Head west on the A394 from Helston to Penzance and a left turn will bring you to Porthleven the most southerly port in mainland Britain and an excellent base for exploring South West Cornwall. A harbour full of yachts and fishing boats, narrow streets climbing the steep hillsides and spectacular views, Porthleven has long been that happy Cornish mix of fishing port and holiday resort. A happy mix of working village and holiday centre, Porthleven offers a variety of accommodation and you'll find restaurants, pubs, galleries and gift shops trading alongside fishmongers and chandlers.
The town was once a centre for boat building, its long harbour wall protecting the port from the winter south-westerlies which rage across Mount's Bay. Nowadays, you'll find a welcome in the harbourside cafés, restaurants and inns and enjoy time browsing among the gift shops - you might even like to buy some of the day's catch at the Quayside Fish Centre. Porthleven's name is thought to come from the old Cornish porth (harbour) and leven (level or smooth), probably because the harbour was once a flat marshland on the banks of a stream flowing into the sea at a small cove. The stream still flows through the valley and divides the village into the two parishes Sithney to the east and Breage to the west.
By the 14th century, a hamlet of fishermen's dwellings had established itself around the cove, separated from the sea by a bar of shingle where the boats were kept. This community continued to grow and by 1700 had been joined by farmworkers and miners.
Then in 1811, to meet the demand for coal and supplies for the nearby mines, together with the need for a safe refuge for the fishing fleet, the construction of the harbour began; the project was to take 14 years and the workforce included many prisoners from the Napoleonic wars. It was opened in August 1825 with a feast of roast beef and plum pudding for the whole village.
In 1855 the harbour was leased by Harvey and Co., of Hayle, who created a deeper inner basin which was protected by the massive timber baulk gates still in use today. Trade increased dramatically with imports of coal, limestone and timber, and exports of tin, copper and china clay. From the 1850's the Porthleven boatbuilding industry became a major employer. The large slip saw the launch of clippers, schooners and yachts destined for ports around the world. Two Porthleven-built trawlers still work from Brixham but the last boat was launched from here in the late 1970's.
Much of Porthleven's daily routine is still played out in the harbour, with houses and cottages cramming the hillsides for the best view. Boats still fish from here, the main catch being crab, lobster and crayfish.
A few yards from the harbour you can soak up the sun from the beach or take the South West Coast Path east to the wild Lizard Peninsula or west to the spectacular cliff-edge tin mines of Rinsey. Come in the summer and you'll catch Porthleven in its holiday clothes, with quayside concerts by the town band, gig racing and the festival of St. Peter's Tide.
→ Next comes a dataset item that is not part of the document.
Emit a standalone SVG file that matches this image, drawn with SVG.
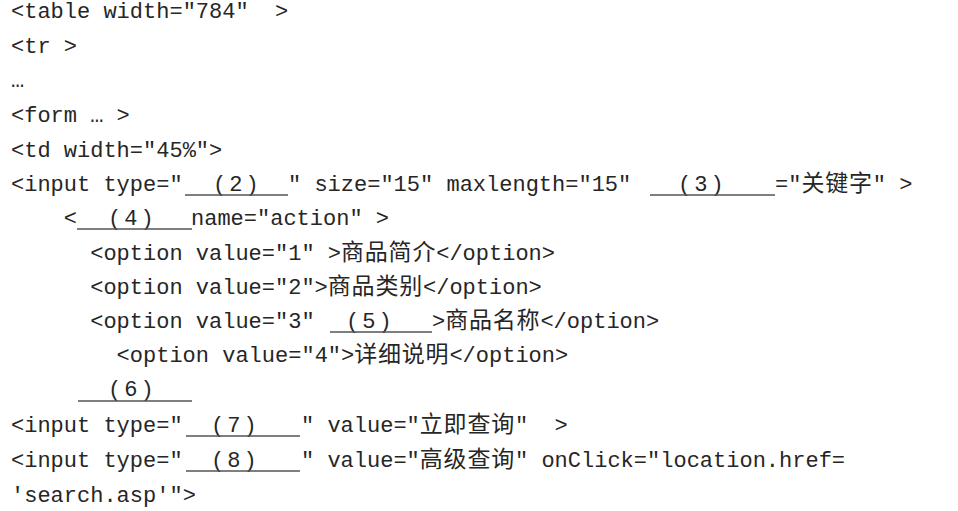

As you stroll round the harbour, you'll be passing buildings which can tell a story or two of times past, when the quayside heaved with activity. As you turn into Breageside, the three storey building across to your right was built in 1889 as fish-curing cellars which turned thousands of hogsheads of pilchards for export. The Wreck and Rescue Centre started life in 1893 as a china clay store; up to 7000 tons of china clay from the Tregonning Hill quarries were kept here prior to export. As you walk a little further on you'll see a ruined turret-like building, once a lime-kiln, built in 1814 to produce lime for the construction of the harbour and the building boom which followed.
The two cannon either side of the harbour were once fired in anger at Napoleon's navy during the battle of Brest and come from the frigate HMS Anson, wrecked on Loe Bar in 1807 with the loss of 120 sailors.
Just round from the Ship Inn is the old lifeboat house, built in 1894. Porthleven had its own lifeboat service from 1863 to 1929, which ran 28 missions and saved 50 lives. The village retains strong links with the RNLI and each August holds a colourful Lifeboat Day. The Bickford-Smith Institute, with its imposing 70ft clock tower, was built in 1883 as a Literary Institute by William Bickford-Smith of Trevarno. The building featured in the national press in 1989, when pictures showed the tower engulfed by enormous waves.
A walk to the nearby market town of Helston takes you along Loe Bar, a huge shingle bank separating the sea - it is not safe to bathe here - from the tranquil waters of Loe Pool. Quite a surprise after your seaside stroll, the beautiful lakeside and woodland paths take you through the National Trust's Penrose Estate and along the Cober Valley to Helston.